- $A = \{1,2\}$
- $B = \{2,3\}$
- $R \subseteq A \times B$
- $R = \{(1,2), (1,3), (2,3)\}$
I want to prove $R$ is not a function. That is, I want to show: $$ \lnot \forall x(x \in A \to \exists y(y \in B \land (x,y) \in R \land \forall z((z \in B \land (x,z) \in R) \to y = z))) $$
and using logical equivalences I arrive at: $$ \exists x(x \in A \land \forall y(y \in B \land (x,y) \in R \to \exists z((z \in B \land (x,z) \in R) \land y \neq z))) \tag{1} $$
What I do not understand: If I find an $x \in A$ such that $(x,y), (x,z) \in R$ and $y \neq z$, isn't it enough to conclude $R$ is not a function ?
I think this would be the symbolization: $$ \exists x(x \in A \land \exists y(y \in B \land (x,y) \in R \land \exists z((z \in B \land (x,z) \in R) \land y \neq z))) \tag{2} $$
Perhaps, I am reading in an incorrect manner the Negation of Uniqueness Quantifier. But, I cannot see what would be the difference with my last symbolization and also cannot think a case where my last symbolization fails to represent that $R$ is not a function. I will appreciate any insight.

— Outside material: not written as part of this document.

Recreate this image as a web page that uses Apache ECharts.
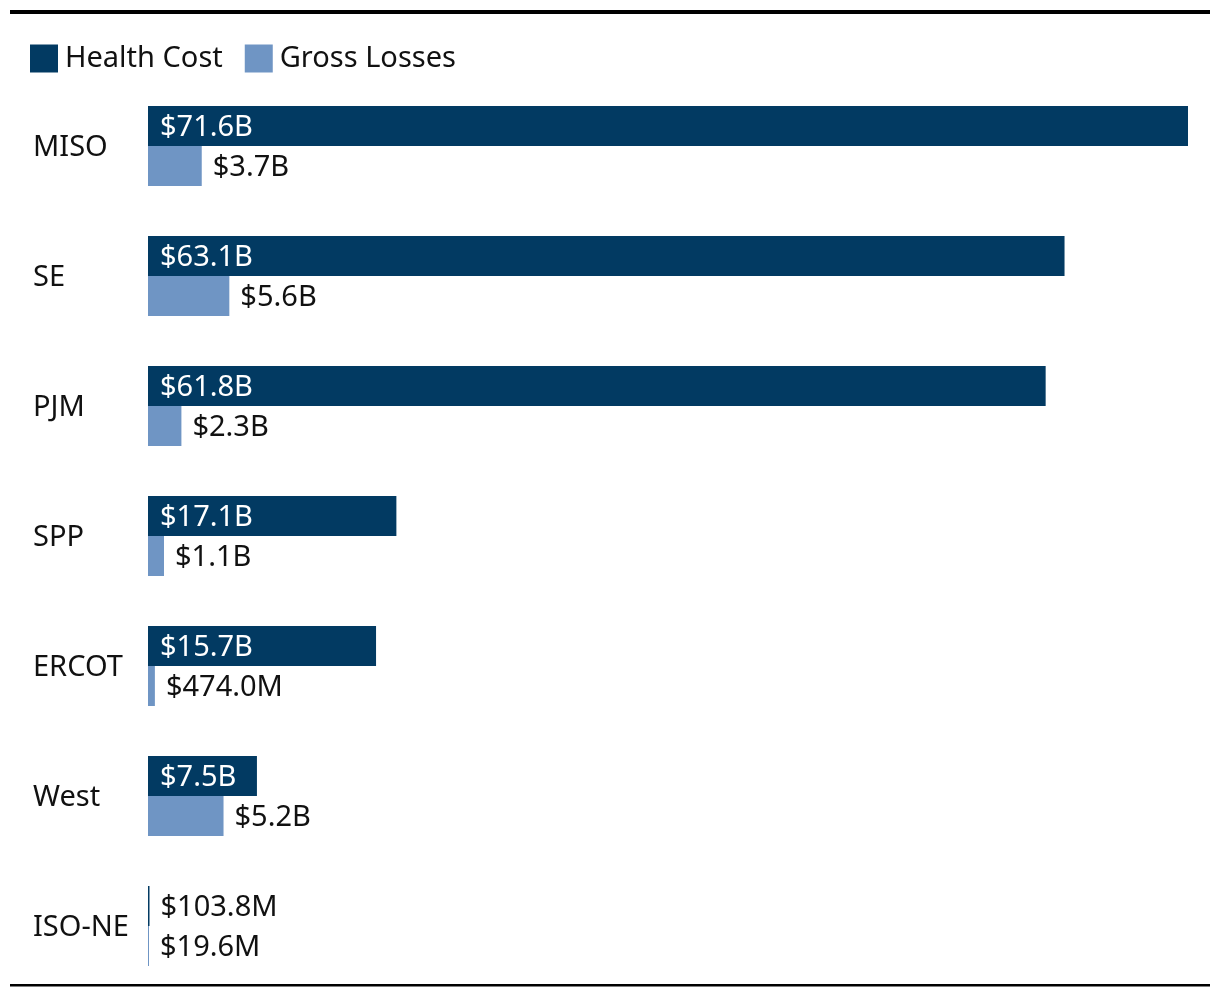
<!DOCTYPE html>
<html><head><meta charset="utf-8">
<script src="https://cdn.jsdelivr.net/npm/echarts@6/dist/echarts.min.js"></script>
<style>html,body{margin:0;padding:0;background:#fff}#c{width:1220px;height:996px}</style>
</head><body><div id="c"></div>
<script>
const categories = ['MISO','SE','PJM','SPP','ERCOT','West','ISO-NE'];
const healthCost = [71.6, 63.1, 61.8, 17.1, 15.7, 7.5, 0.1038];   // $ billions
const grossLosses = [3.7, 5.6, 2.3, 1.1, 0.474, 5.2, 0.0196];     // $ billions
const seriesNames = ['Health Cost','Gross Losses'];

const FONT = '"Noto Sans", sans-serif';
const FS = 29;
function fmt(v){ return v >= 1 ? '$' + v.toFixed(1) + 'B' : '$' + (v*1000).toFixed(1) + 'M'; }

const healthData = healthCost.map(v => v < 1 ? {value: v, label: {position: 'right', color: '#111', distance: 11}} : v);

const chart = echarts.init(document.getElementById('c'), null, {renderer: 'canvas'});
chart.setOption({
  animation: false,
  textStyle: {fontFamily: FONT},
  legend: {
    left: 30, top: 44, padding: 0, itemWidth: 28, itemHeight: 28, itemGap: 22,
    icon: 'rect',
    textStyle: {fontFamily: FONT, fontSize: FS, color: '#111', padding: [4,0,0,2]},
    data: seriesNames
  },
  grid: {left: 148, right: 32, top: 81, height: 910, containLabel: false},
  xAxis: {type: 'value', min: 0, max: 'dataMax', show: false},
  yAxis: {
    type: 'category', data: categories, inverse: true,
    axisLine: {show: false}, axisTick: {show: false},
    axisLabel: {align: 'left', margin: 115, fontFamily: FONT, fontSize: FS, color: '#111',
      formatter: v => '{a|' + v + '}',
      rich: {a: {fontFamily: FONT, fontSize: FS, color: '#111', padding: [4,0,0,0]}}}
  },
  series: [
    {
      name: seriesNames[0], type: 'bar', data: healthData, barWidth: 40, barGap: '0%',
      itemStyle: {color: '#023a62'},
      label: {show: true, position: 'insideLeft', distance: 12, color: '#fff', offset: [0, 2],
        fontFamily: FONT, fontSize: FS, formatter: p => fmt(p.value)}
    },
    {
      name: seriesNames[1], type: 'bar', data: grossLosses, barWidth: 40, barGap: '0%',
      barMinHeight: 1,
      itemStyle: {color: '#6f95c4'},
      label: {show: true, position: 'right', distance: 11, color: '#111', offset: [0, 2],
        fontFamily: FONT, fontSize: FS, formatter: p => fmt(p.value)}
    }
  ],
  graphic: [
    {type: 'rect', left: 10, top: 10, shape: {width: 1200, height: 4}, style: {fill: '#000'}},
    {type: 'rect', left: 10, top: 984, shape: {width: 1200, height: 2.5}, style: {fill: '#000'}}
  ]
});
</script></body></html>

You're last statement assumes that $\operatorname{dom}(R) = A$. Yes, establishing that would prove that $R$ isn't a function. The broader statement with the $\forall y$ quantifier allows for the possibility that $\operatorname{dom}(R) \subsetneq A$: if $x\in A$ but $x \notin \operatorname{dom}(R)$, then that $x$ satisfies the statement trivially, as there are no $y\in B$ for which $(x, y)\in R$.